In the early days of HTML, the most hated tag was the <blink> tag, which made text under it blink. There were hardly any sensible uses for it, and a lot of browsers now disable it. I just tested it in this post, and WordPress actually deleted the tag from my draft when I tried to save it. (I approve!)

Today, though, the <blink> tag isn’t annoying enough. Now we have the animated GIF. It’s been around since the eighties, but for some reason it’s become much more prevalent recently. It’s the equivalent of waving a picture in your face while you’re trying to read something.

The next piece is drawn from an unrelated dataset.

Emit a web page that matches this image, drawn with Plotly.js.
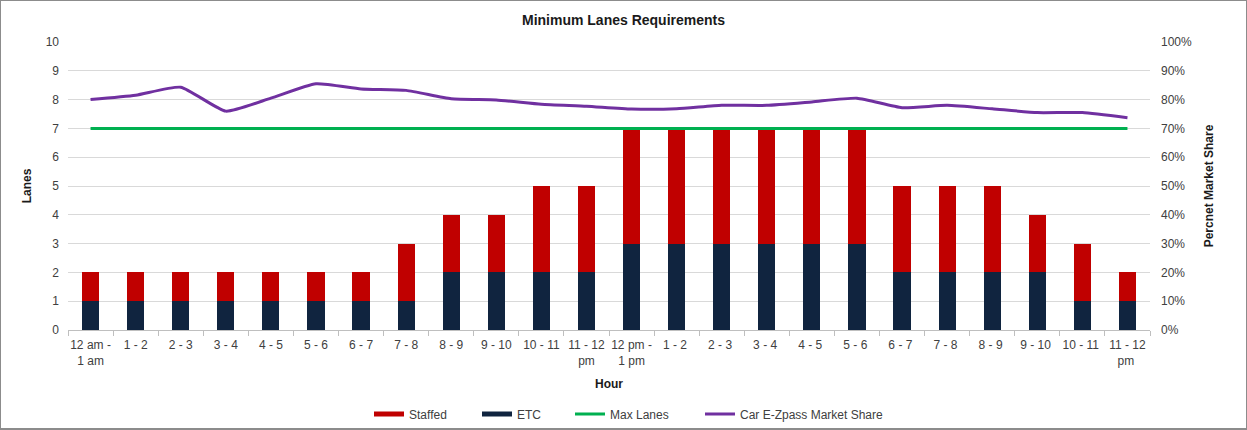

I can halfway understand it when it’s done in ads. Advertisers want to get your attention away from the page you’re reading and click on the link to theirs. What I don’t understand is why people use it in their own pages and user icons. It must be a desire to yell “Look how clever I am!!!” over and over again as the animation cycles.

Fortunately, some browsers provide an option to disable it. Firefox used to let you stop it with the ESC key, but last year removed this feature.

If you think that your web page is boring and adding some animated GIFs is just what’s needed to bring back the excitement — Don’t. Just don’t.

Update: I just discovered that a page that was driving me crazy because even disabling animated GIFs wouldn’t stop it was actually using the <marquee> tag. I believe that tag is banned by the Geneva Convention.